If you’ve ever dropped a pocketknife into a recliner and had it disappear into another dimension, you understand how this can happen. Upholstered furniture has cavities and gaps that can swallow surprisingly large objects—especially when you’ve got cushions shifting, people sitting down, and bags getting set and slid around.

The moment it turns from relief to a legal headache

Finding the missing gun should feel like pure relief. But with a firearm that was officially reported stolen, the relief comes with an immediate new question: “How do I make sure I don’t get treated like I’m holding a stolen gun?” That’s exactly what he asked, saying he wanted to report it as “not stolen after all” so he wouldn’t “get popped” by his own report.

This is where a lot of gun owners get uneasy, and for good reason. Once a firearm is entered as stolen, it can remain flagged in systems that officers rely on during stops, calls, and routine checks. If that gun is later discovered—during a traffic stop, at a range, during a move, or in a completely unrelated police interaction—the flagged status can escalate a simple moment into a long day.
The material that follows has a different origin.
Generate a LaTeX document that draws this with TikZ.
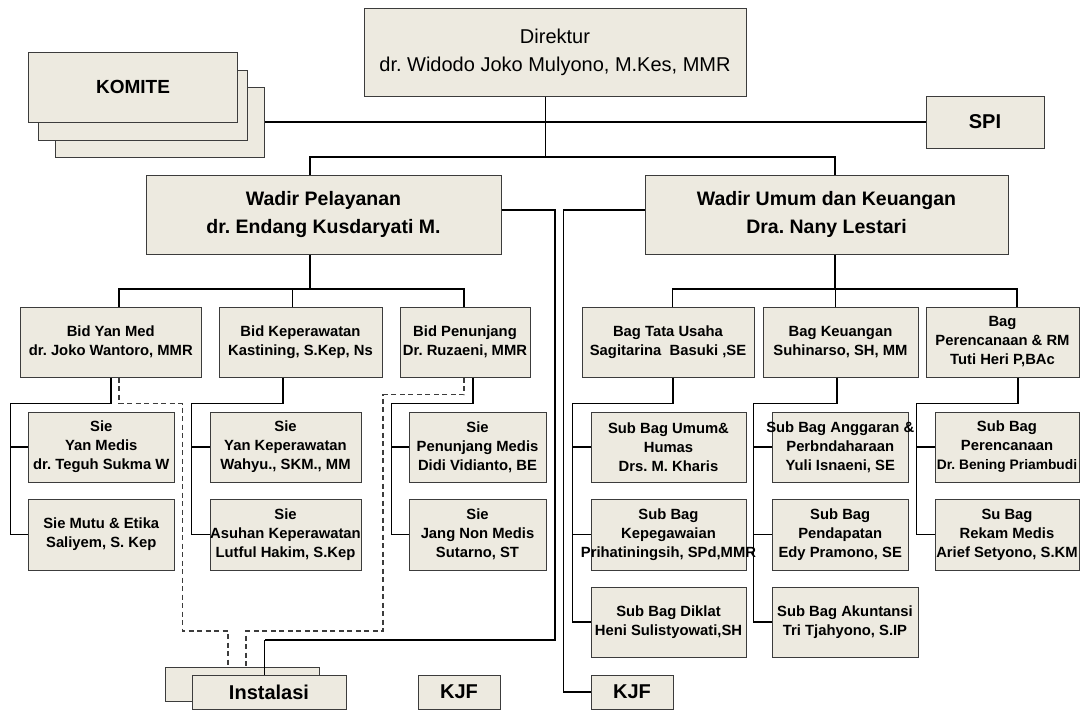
\documentclass[tikz,border=0pt]{standalone}
\usepackage{fontspec}
\setmainfont{Liberation Sans}
\usepackage{xcolor}
\definecolor{Col1}{RGB}{237,234,224}
\definecolor{Col2}{RGB}{60,60,60}
\usepackage{tikz}
\frenchspacing
\tikzstyle{Unit}=[rectangle,draw=Col2,fill=Col1,line width=1pt,inner sep=0pt,
align=center,font=\bfseries\fontsize{14.8}{19}\selectfont]
\tikzstyle{Head}=[Unit,font=\bfseries\fontsize{19.5}{28}\selectfont]
\tikzstyle{Big}=[Unit,font=\bfseries\fontsize{20}{24}\selectfont]
\tikzstyle{Edge}=[draw=black,line width=1.6pt]
\tikzstyle{EdgeThin}=[draw=black,line width=0.8pt]
\tikzstyle{EdgeDash}=[draw=Col2,line width=1.1pt,dash pattern=on 5pt off 3.5pt]

\begin{document}
\begin{tikzpicture}[x=1pt,y=-1pt]
    \useasboundingbox(0,0)rectangle(1080,710);
    % top
    \node[Unit,font=\fontsize{20}{28}\selectfont,minimum width=382,minimum height=88](dir)at(555,52){Direktur\\dr. Widodo Joko Mulyono, M.Kes, MMR};
    \node[Big,minimum width=209,minimum height=70](kom3)at(160,122){};
    \node[Big,minimum width=209,minimum height=70](kom2)at(142.5,105){};
    \node[Big,font=\bfseries\fontsize{19}{24}\selectfont,minimum width=209,minimum height=70](kom)at(133,87){KOMITE};
    \node[Big,minimum width=118,minimum height=52](spi)at(985,122){SPI};
    \node[Head,minimum width=355,minimum height=79](wp)at(323.5,214.5){Wadir Pelayanan\\dr. Endang Kusdaryati M.};
    \node[Head,minimum width=363,minimum height=79](wu)at(826.5,214.5){Wadir Umum dan Keuangan\\Dra. Nany Lestari};
    % bidang and bagian
    \node[Unit,minimum width=181.5,minimum height=70](bym)at(110.75,342){Bid Yan Med\\dr. Joko Wantoro, MMR};
    \node[Unit,minimum width=163,minimum height=70](bkp)at(300.5,342){Bid Keperawatan\\Kastining, S.Kep, Ns};
    \node[Unit,minimum width=130,minimum height=70](bpn)at(465,342){Bid Penunjang\\Dr. Ruzaeni, MMR};
    \node[Unit,minimum width=172,minimum height=70](btu)at(668,342){Bag Tata Usaha\\Sagitarina\ \ Basuki ,SE};
    \node[Unit,minimum width=155,minimum height=70](bku)at(840.5,342){Bag Keuangan\\Suhinarso, SH, MM};
    \node[Unit,minimum width=153,minimum height=70](bpr)at(1002.5,342){Bag\\Perencanaan \& RM\\Tuti Heri P,BAc};
    % seksi and sub bagian
    \node[Unit,minimum width=145.5,minimum height=70](sym)at(101.25,447){Sie\\Yan Medis\\dr. Teguh Sukma W};
    \node[Unit,minimum width=145.5,minimum height=71](smu)at(101.25,534.5){Sie Mutu \& Etika\\Saliyem, S. Kep};
    \node[Unit,minimum width=151,minimum height=70](syk)at(285.5,447){Sie\\Yan Keperawatan\\Wahyu., SKM., MM};
    \node[Unit,minimum width=151,minimum height=71](sak)at(285.5,534.5){Sie\\Asuhan Keperawatan\\Lutful Hakim, S.Kep};
    \node[Unit,minimum width=137,minimum height=70](spm)at(477.5,447){Sie\\Penunjang Medis\\Didi Vidianto, BE};
    \node[Unit,minimum width=137,minimum height=71](sjn)at(477.5,534.5){Sie\\Jang Non Medis\\Sutarno, ST};
    \node[Unit,minimum width=155,minimum height=70](sbu)at(668.5,447){Sub Bag Umum\&\\Humas\\Drs. M. Kharis};
    \node[Unit,minimum width=155,minimum height=71](sbk)at(668.5,534.5){Sub Bag\\Kepegawaian\\\makebox[0pt]{Prihatiningsih, SPd,MMR}};
    \node[Unit,minimum width=155,minimum height=70](sbd)at(668.5,622){Sub Bag Diklat\\Heni Sulistyowati,SH};
    \node[Unit,minimum width=136.5,minimum height=70](sba)at(840.25,447){\makebox[0pt]{Sub Bag Anggaran \&}\\Perbndaharaan\\Yuli Isnaeni, SE};
    \node[Unit,minimum width=136.5,minimum height=71](sbp)at(840.25,534.5){Sub Bag\\Pendapatan\\Edy Pramono, SE};
    \node[Unit,minimum width=146,minimum height=70](sbak)at(845,622){Sub Bag Akuntansi\\Tri Tjahyono, S.IP};
    \node[Unit,minimum width=144,minimum height=70](sbr)at(1007,447){Sub Bag\\Perencanaan\\\makebox[0pt]{\fontsize{13.8}{19}\selectfont Dr. Bening Priambudi}};
    \node[Unit,minimum width=144,minimum height=71](sbrm)at(1007,534.5){Su Bag\\Rekam Medis\\Arief Setyono, S.KM};
    % bottom
    \node[Big,minimum width=154,minimum height=34](insb)at(242,684){};
    \node[Big,minimum width=154,minimum height=34](ins)at(269,692){Instalasi};
    \node[Big,minimum width=82,minimum height=34](kjf1)at(459,692){KJF};
    \node[Big,minimum width=82,minimum height=34](kjf2)at(632,692){KJF};
    % upper lines
    \coordinate(bus1)at(545,157);
    \draw[EdgeThin]([xshift=-10]dir.south)--(bus1);
    \draw[Edge](kom3.east)--(spi.west);
    \draw[Edge]([xshift=-13.5]wp.north)|-(bus1)-|([xshift=8.5]wu.north);
    \coordinate(bus2)at(310,289);
    \draw[Edge]([xshift=-13.5]wp.south)--(bus2);
    \draw[Edge]([xshift=8.25]bym.north)|-(bus2)-|([xshift=-1]bpn.north);
    \draw[EdgeThin]([xshift=-8.5]bkp.north)--++(0,-18);
    \coordinate(bus3)at(835,289);
    \draw[Edge]([xshift=8.5]wu.south)--(bus3);
    \draw[Edge]([xshift=4.6]btu.north)|-(bus3)-|([xshift=14.5]bpr.north);
    \draw[EdgeThin]([xshift=-5.5]bku.north)--++(0,-18);
    % columns
    \draw[Edge](bym.south)--++(0,26)-|([xshift=-17.5]smu.west)--(smu.west);
    \draw[Edge](sym.west)--++(-17.5,0);
    \draw[Edge]([xshift=-17.5]bkp.south)--++(0,26)-|([xshift=-18]sak.west)--(sak.west);
    \draw[Edge](syk.west)--++(-18,0);
    \draw[Edge]([xshift=8]bpn.south)--++(0,26)-|([xshift=-17]sjn.west)--(sjn.west);
    \draw[Edge](spm.west)--++(-17,0);
    \draw[Edge]([xshift=5]btu.south)--++(0,26)-|([xshift=-18]sbd.west)--(sbd.west);
    \draw[Edge](sbu.west)--++(-18,0);
    \draw[Edge](sbk.west)--++(-18,0);
    \draw[Edge]([xshift=-3.5]bku.south)--++(0,26)-|([xshift=-18]sbak.west)--(sbak.west);
    \draw[Edge](sba.west)--++(-18,0);
    \draw[Edge](sbp.west)--++(-18,0);
    \draw[Edge]([xshift=15.5]bpr.south)--++(0,26)-|([xshift=-18]sbrm.west)--(sbrm.west);
    \draw[Edge](sbr.west)--++(-18,0);
    % instalasi and kjf
    \draw[EdgeDash]([xshift=8.25]bym.south)--++(0,26)-|(182.5,631)-|([xshift=-14]insb.north);
    \draw[EdgeDash]([xshift=-1]bpn.south)--++(0,17)-|(383,631)-|([xshift=4]insb.north);
    \coordinate(bend)at(264.5,640);
    \draw[Edge]([yshift=4.5]wp.east)-|(555,640)--(bend);
    \draw[EdgeThin](bend)--([xshift=-4.5]ins.north);
    \draw[Edge]([yshift=4.5]wu.west)-|([xshift=-27]kjf2.west)--(kjf2.west);
\end{tikzpicture}
\end{document}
The headline angle people worry about is the nightmare version: a person tries to reclaim their own firearm after it’s been recovered, but gets told they can’t have it back. That can happen in the real world for a bunch of reasons—paperwork gaps, mismatched serial numbers in reports, local policies about returns, or simply the practical friction of bureaucracy. The key point is that “I’m the owner” can still turn into “prove it, and do it our way.”

What other gun owners tend to focus on in situations like this

Even without a long back-and-forth included in the source material, you can predict where the experienced crowd’s mind goes: documentation, serial numbers, and a clean paper trail. If you ever report a firearm stolen, keep your case number and any report copies somewhere you can actually find them years later—because it might not be years before you need them.

The other big focus is safe handling and safe storage when something goes missing. If you’re tearing up the house looking for a gun, it’s worth slowing down enough to do it methodically. Check “sticky” hiding spots where firearms can slide—between couch cushions, under liner material in range bags, behind shelving, between a vehicle seat and center console—without turning it into a frantic rummage that risks a negligent discharge.

And there’s a practical lesson hiding in plain sight: don’t let a post-range routine get broken up. It doesn’t have to be fancy. But having a consistent habit—unload, clear, wipe down, put it in the same place every time—keeps you from living this story.

His side note: two Gen 5 Glock 19s and thinking about .40 S&W

After finding the pistol, the owner mentioned he has two Gen 5 Glock 19s and was considering trading one for a different caliber, specifically a Glock 23 or 22 in .40 S&W. That’s a common fork in the road: stick with 9mm because it’s affordable and widely available, or jump to .40 for a little more bullet weight and a different recoil impulse.

From a practical outdoorsman’s angle, .40 can still make sense if you already have a reason for it—agency trade-in mags and ammo, a stash you trust, or a preference for how it performs. But most folks who shoot a lot end up back at 9mm because it’s easier on the hands, easier on the wallet, and easier to find in normal times. If you’re carrying in the woods and want “more,” plenty of people skip sideways into .40 and instead go straight to something like 10mm—though that comes with its own recoil and ammo cost realities.

Whatever caliber you pick, the bigger point remains: it’s hard to enjoy a new gun trade when an old gun is still tangled up in a stolen status on paper.

The clean ending to a story like this usually looks boring: get the right case number, contact the agency that took the original report through their normal channels, and follow whatever process they require to update the report and clear the gun’s status. The couch may have been the culprit, but the paperwork is what decides whether that “found it!” moment stays a relief—or turns into a preventable mess later on.